Arguello highlights the importance of making bold decisions: “You will have many investors known as ‘index-huggers’ who do not express much conviction,” he said. “We tend to avoid those kinds of managers, we prefer true active managers who are not afraid to take risk.”
“For my experience of working as an asset manager for 15 years when confronted with manager selectors, very often the process is often like a check list to make sure that the firm has certain tools and performance reports,” Arguello said. “There is a very simplified way of selecting managers in the bulk of the industry.”
“The traditional long only equity/fixed income is a world where we have a very high level of transparency so we have access to information that allows us to go very deep into the analysis,” he said. “The hedge fund space is much less transparent, although there has been an improvement over time. That means that you need more interviews and visits to the managers in the hedge fund industry.”

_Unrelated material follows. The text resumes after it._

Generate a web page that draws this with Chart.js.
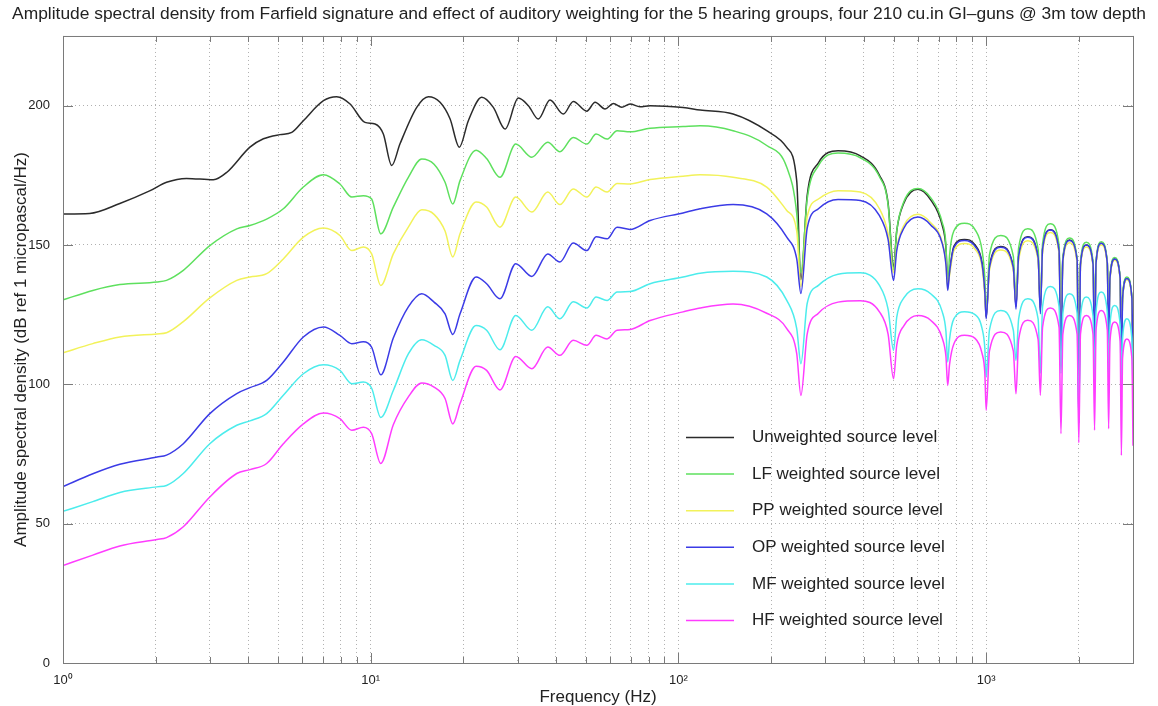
<!DOCTYPE html>
<html>
<head>
<meta charset="utf-8">
<title>Amplitude spectral density - auditory weighting</title>
<script src="https://cdn.jsdelivr.net/npm/chart.js@4.4.1/dist/chart.umd.min.js"></script>
<style>
  html, body { margin: 0; padding: 0; background: #fff; }
  #wrap { width: 1158px; height: 706px; }
</style>
</head>
<body>
<div id="wrap"><canvas id="asdChart" width="1158" height="706"></canvas></div>
<script>
// Frequency points of the unweighted curve (Hz)
const freqUnweighted = [
  1, 1.22, 1.53, 1.92, 2.17, 2.52, 3.08, 3.41, 4.05, 4.48,
  5.07, 5.54, 6.04, 7.02, 7.75, 8.57, 9.58, 10.33, 10.99, 11.7,
  12.45, 14.11, 15.39, 16.8, 18.1, 19.41, 20.76, 22.95, 25.03, 27.33,
  30.18, 32.53, 35.05, 38.25, 42.27, 45.54, 50.35, 53.6, 57.74, 61.43,
  65.4, 69.6, 75, 80.9, 103.5, 117.6, 150.5, 193.6, 224.9, 242.3,
  250, 262, 285, 330, 390, 450, 480,
  500, 512, 540, 600, 660, 720, 740,
  750, 760, 785, 850, 920, 970, 990,
  1000, 1025, 1115, 1225, 1250, 1275, 1365, 1475,
  1500, 1525, 1615, 1725, 1750, 1775, 1865, 1975,
  2000, 2025, 2115, 2225, 2250, 2275, 2365, 2475,
  2500, 2525, 2615, 2725, 2750, 2775, 2865, 2975, 3000
];

// Frequency points shared by the five weighted curves (Hz)
const freqWeighted = [
  1, 1.25, 1.53, 2.02, 2.17, 2.46, 3, 3.67, 4.05, 4.59,
  5.2, 6.04, 7.02, 7.94, 8.68, 9.46, 10.07, 10.78, 11.84, 13.25,
  14.65, 16.06, 17.44, 18.48, 19.51, 22, 23.8, 26.3, 29.6, 33.4,
  37.6, 41.2, 45.5, 50.4, 54, 58.6, 63.2, 69.6, 80.9, 103.5,
  117.6, 150.5, 193.6, 224.9, 242.3,
  250, 262, 285, 330, 390, 450, 480,
  500, 512, 540, 600, 660, 720, 740,
  750, 760, 785, 850, 920, 970, 990,
  1000, 1025, 1115, 1225, 1250, 1275, 1365, 1475,
  1500, 1525, 1615, 1725, 1750, 1775, 1865, 1975,
  2000, 2025, 2115, 2225, 2250, 2275, 2365, 2475,
  2500, 2525, 2615, 2725, 2750, 2775, 2865, 2975, 3000
];

// Levels in dB ref 1 uPa/Hz
const levelUnweighted = [
  161.1, 161.3, 164.9, 169.5, 172.5, 173.9, 173.4, 176.1, 185.1, 188.1,
  189.6, 190.4, 194.6, 201.8, 203.2, 200.6, 194, 193.4, 189.8, 178.5,
  186.3, 199.4, 203.2, 201.2, 195.3, 185.1, 194.6, 203, 199.4, 191.6,
  202.7, 200, 195.2, 202, 197, 201.5, 198, 201.2, 198.8, 200.8,
  199.4, 200.6, 199.6, 200, 199.3, 198.4, 197, 191, 185, 173,
  137.5, 167.7, 179.5, 183.8, 182, 175, 165,
  142, 155, 165, 170, 166.2, 157, 149,
  136, 140.5, 149.5, 152, 150, 143.5, 133.5,
  124, 142.5, 149.5, 142, 128, 146, 153, 145.5,
  126.5, 148.5, 155.5, 148, 115, 145, 151.8, 144.5,
  95, 143, 150, 143, 112, 143.5, 150.6, 143.5,
  116, 138, 145, 138, 105, 131, 138, 131, 105
];

const levelLF = [
  130.3, 133.7, 135.8, 136.7, 137.3, 140.9, 149.8, 155.8, 157, 159.3,
  163, 170.8, 175.2, 171.9, 167.2, 167.7, 166.5, 154, 163.6, 174.3,
  180.9, 179, 172.5, 164.7, 173.1, 184, 181, 174.3, 186.2, 181.5,
  186.9, 183.5, 188.6, 186.2, 189.8, 188, 191, 190.6, 191.9, 192.5,
  192.8, 191, 185.7, 177.9, 161.3,
  140, 166.5, 178.5, 183, 181.3, 174.5, 164.5,
  141, 155, 165.5, 170.3, 167, 158, 150,
  134, 146, 155, 157.8, 155.5, 148, 138,
  126, 146.5, 153.4, 146, 130, 149, 155.8, 148.5,
  129, 150.5, 157.6, 150, 128, 145.5, 152.5, 145,
  110, 144, 151, 144, 125, 144, 151.2, 144,
  126, 138.5, 145.5, 138.5, 118, 131.5, 138.5, 131.5, 115
];

const levelPP = [
  111.3, 114.6, 117, 118.1, 118.5, 122.5, 131, 137.3, 138.5, 139.7,
  145, 152.8, 156.1, 153.4, 148, 149.3, 146.8, 135.5, 146.8, 156.4,
  162.6, 161, 155, 145.7, 154, 165.4, 163.6, 156.4, 167.2, 161.8,
  169, 164.5, 170.1, 167.2, 170.8, 169, 172.1, 171.9, 173.5, 174.7,
  175.2, 174.3, 170.8, 162.4, 155,
  135, 160, 166.5, 169.5, 169, 163, 154,
  140, 149, 157, 161, 158, 151, 143.5,
  135, 139, 148, 150.5, 148.5, 142, 132,
  125, 141, 148.2, 141, 129, 144.5, 151.5, 144.5,
  128, 147.5, 154.5, 147, 120, 144, 150.8, 143.5,
  100, 142.5, 149.3, 142.5, 118, 143, 150, 143,
  120, 137.5, 144.5, 137.5, 110, 130.5, 137.5, 130.5, 110
];

const levelOP = [
  63.3, 67.9, 71.3, 73.9, 74.6, 78.7, 89.5, 96.7, 98.8, 101.4,
  108, 117, 120.6, 117.6, 114.6, 115.3, 113.3, 103.4, 116.6, 127.8,
  132.5, 129.5, 125.3, 117.9, 125.3, 138.5, 136.1, 130.7, 143.3, 138.7,
  146.8, 143.9, 150.7, 148, 153, 152.2, 156.4, 155.6, 158.8, 161.5,
  163, 164.5, 161.2, 152.8, 145,
  132.6, 156, 163, 166.3, 166, 160.5, 152,
  137.3, 148, 156, 160, 157.2, 150.5, 143,
  133.7, 140, 149, 151.6, 149.5, 143, 133,
  123.5, 142, 149.2, 142, 127, 146, 152.8, 145.5,
  125.3, 148.5, 155.4, 148, 108.6, 144.5, 151.6, 144.5,
  86, 143, 150, 143, 107.5, 143.5, 150.6, 143.5,
  112, 138, 145, 138, 95.5, 131, 138, 131, 100
];

const levelMF = [
  54.4, 57.9, 61.2, 63.2, 63.7, 68, 78.7, 85.3, 86.9, 89.5,
  96.1, 103.8, 107, 105, 100.2, 100.8, 98.6, 88.1, 97.8, 110.9,
  116, 114, 110.4, 101.4, 108.6, 121.1, 119.4, 112.4, 124.7, 119.4,
  127.8, 123.5, 129.6, 127.4, 131.3, 130.1, 133.1, 133.3, 136.1, 138.5,
  139.9, 140.6, 138.5, 130.1, 120,
  107.4, 129, 135.5, 139.5, 140, 135.5, 127,
  112.2, 124, 131, 134.3, 132.5, 126, 119,
  108, 116, 123.5, 126, 125, 120, 113,
  102.6, 119.5, 126.5, 119.5, 108.6, 123.5, 130.7, 123.5,
  104, 128, 135.1, 128, 104, 125.5, 132.5, 125.5,
  87, 124.5, 131.3, 124.5, 100, 126, 133.1, 126,
  103, 121.5, 128.3, 121.5, 100, 116.5, 123.5, 116.5, 95
];

const levelHF = [
  35, 38.7, 42, 44.3, 45, 48.9, 59.6, 68, 69.4, 71.6,
  78.7, 85.8, 89.7, 87.7, 83.5, 84.6, 82.3, 71.6, 85.5, 95.5,
  100.5, 99, 94.9, 85.8, 93.1, 106.5, 105, 98, 110, 105.6,
  113.4, 110.4, 115.8, 114, 117.6, 116.3, 119.4, 119.7, 122.9, 126,
  127.4, 128.8, 125.5, 120, 111,
  96, 118, 125.5, 129.5, 130, 126, 118,
  102, 114, 121, 124.7, 123, 116.5, 110,
  99.6, 107, 114.5, 117.6, 116.5, 111, 104,
  90.7, 112, 118.8, 112, 96.6, 116, 123, 116,
  96.1, 120.5, 127.4, 120.5, 82.3, 118, 124.7, 118,
  79, 118, 124.7, 118, 83.5, 119.5, 126.5, 119.5,
  84.1, 115.5, 122.4, 115.5, 74.5, 109.5, 116.3, 109.5, 78
];

const seriesNames = [
  "Unweighted source level",
  "LF weighted source level",
  "PP weighted source level",
  "OP weighted source level",
  "MF weighted source level",
  "HF weighted source level"
];
const seriesColors = ["#2b2b2b", "#5ee05e", "#f2f25a", "#3b3be6", "#4cecec", "#ff3cff"];

// Axis ticks
const xTickValues = [1, 2, 3, 4, 5, 6, 7, 8, 9, 10, 20, 30, 40, 50, 60, 70, 80, 90,
  100, 200, 300, 400, 500, 600, 700, 800, 900, 1000, 2000, 3000];
const xDecades = [1, 10, 100, 1000];
const xDecadeLabels = ["10\u2070", "10\u00b9", "10\u00b2", "10\u00b3"];
const yTickValues = [0, 50, 100, 150, 200];

const fontFamily = '"Liberation Sans", Arial, Helvetica, sans-serif';
const textColor = "#222";

// pair frequencies with levels
function toPoints(freqs, levels) {
  if (freqs.length !== levels.length) console.warn("length mismatch", freqs.length, levels.length);
  return freqs.map((f, i) => ({ x: f, y: levels[i] }));
}

const allLevels = [levelUnweighted, levelLF, levelPP, levelOP, levelMF, levelHF];
const datasets = allLevels.map((levels, i) => ({
  label: seriesNames[i],
  data: toPoints(i === 0 ? freqUnweighted : freqWeighted, levels),
  borderColor: seriesColors[i],
  backgroundColor: seriesColors[i],
  borderWidth: 1.5,
  pointRadius: 0,
  fill: false,
  cubicInterpolationMode: "monotone",
  yAxisID: "y",
  order: allLevels.length - i   // later series on top, like the original plot
}));

// box round the plot with inward tick marks
const framePlugin = {
  id: "frame",
  afterDraw(chart) {
    const { ctx, chartArea: a, scales } = chart;
    ctx.save();
    ctx.strokeStyle = "#7a7a7a";
    ctx.lineWidth = 1;
    ctx.strokeRect(a.left + 0.5, a.top + 0.5, a.right - a.left, a.bottom - a.top);
    ctx.beginPath();
    xTickValues.forEach((v) => {
      const x = Math.round(scales.x.getPixelForValue(v)) + 0.5;
      const len = xDecades.includes(v) ? 10 : 6;
      ctx.moveTo(x, a.bottom); ctx.lineTo(x, a.bottom - len);
      ctx.moveTo(x, a.top); ctx.lineTo(x, a.top + len);
    });
    yTickValues.forEach((v) => {
      const y = Math.round(scales.y.getPixelForValue(v)) + 0.5;
      ctx.moveTo(a.left, y); ctx.lineTo(a.left + 10, y);
      ctx.moveTo(a.right, y); ctx.lineTo(a.right - 10, y);
    });
    ctx.stroke();
    ctx.restore();
  }
};

// legend drawn inside the plot, without a box
const legendPlugin = {
  id: "insideLegend",
  afterDatasetsDraw(chart) {
    const ctx = chart.ctx;
    ctx.save();
    ctx.font = "17px " + fontFamily;
    ctx.textBaseline = "middle";
    ctx.fillStyle = textColor;
    chart.data.datasets.forEach((ds, i) => {
      const y = 437.5 + i * 36.6;
      ctx.strokeStyle = ds.borderColor;
      ctx.lineWidth = 1.5;
      ctx.beginPath();
      ctx.moveTo(686, y);
      ctx.lineTo(734, y);
      ctx.stroke();
      ctx.fillText(ds.label, 752, y);
    });
    ctx.restore();
  }
};

const ctx = document.getElementById("asdChart").getContext("2d");
const asdChart = new Chart(ctx, {
  type: "line",
  data: { datasets: datasets },
  options: {
    responsive: false,
    animation: false,
    devicePixelRatio: 1,
    parsing: false,
    layout: { padding: 0 },
    plugins: {
      legend: { display: false },
      tooltip: { enabled: false },
      title: {
        display: true,
        text: "Amplitude spectral density from Farfield signature and effect of auditory weighting for the 5 hearing groups, four 210 cu.in GI\u2013guns @ 3m tow depth",
        color: textColor,
        font: { family: fontFamily, size: 17.4, weight: "normal" },
        padding: { top: 4, bottom: 11.1 }
      }
    },
    scales: {
      x: {
        type: "logarithmic",
        min: 1,
        max: 3000,
        afterBuildTicks: (scale) => { scale.ticks = xTickValues.map((v) => ({ value: v })); },
        afterFit: (scale) => { scale.height = 43; },
        ticks: {
          autoSkip: false,
          maxRotation: 0,
          padding: 10,
          color: textColor,
          font: { family: fontFamily, size: 13 },
          callback: (value) => {
            const k = xDecades.indexOf(value);
            return k >= 0 ? xDecadeLabels[k] : "";
          }
        },
        grid: { color: "#b0b0b0", lineWidth: 1, drawTicks: false },
        border: { display: false, dash: [1, 3] },
        title: {
          display: true,
          text: "Frequency (Hz)",
          color: textColor,
          font: { family: fontFamily, size: 17 },
          padding: { top: 0, bottom: -1.5 }
        }
      },
      y: {
        type: "linear",
        position: "left",
        min: 0,
        max: 225,
        afterBuildTicks: (scale) => { scale.ticks = yTickValues.map((v) => ({ value: v })); },
        afterFit: (scale) => { scale.width = 63; },
        ticks: {
          padding: 13,
          color: textColor,
          font: { family: fontFamily, size: 13 }
        },
        grid: { color: "#b0b0b0", lineWidth: 1, drawTicks: false },
        border: { display: false, dash: [1, 3] },
        title: {
          display: true,
          text: "Amplitude spectral density (dB ref 1 micropascal/Hz)",
          color: textColor,
          font: { family: fontFamily, size: 17 },
          padding: { top: 11.5, bottom: 0 }
        }
      },
      // empty right-hand strip that keeps the margin beside the plot
      yRight: {
        type: "linear",
        position: "right",
        display: true,
        min: 0,
        max: 225,
        afterFit: (scale) => { scale.width = 25; },
        ticks: { display: false },
        grid: { display: false, drawTicks: false },
        border: { display: false }
      }
    }
  },
  plugins: [framePlugin, legendPlugin]
});
</script>
</body>
</html>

Arguello pointed out the importance of monitoring managers once selected. “When to terminate a manager is of course a tricky question,” he said. “If the manager leaves the company and there is a key person risk, as when a lot depends on a high-conviction fund manager, then we need to exit immediately. If there is a change of ownership structure, we need to analyse that.”
“The more difficult factor is the performance; if the manager is underperforming by a margin you expected, it is fine,” he said. “But if the margin becomes bigger and if you expect a performance of 3 to 4 per cent per year and after one year he has delivered 5 or 6 per cent. What has generally happened is that the manager has taken more risk or not implemented self-discipline. We then put the manager on watch for a couple of months.”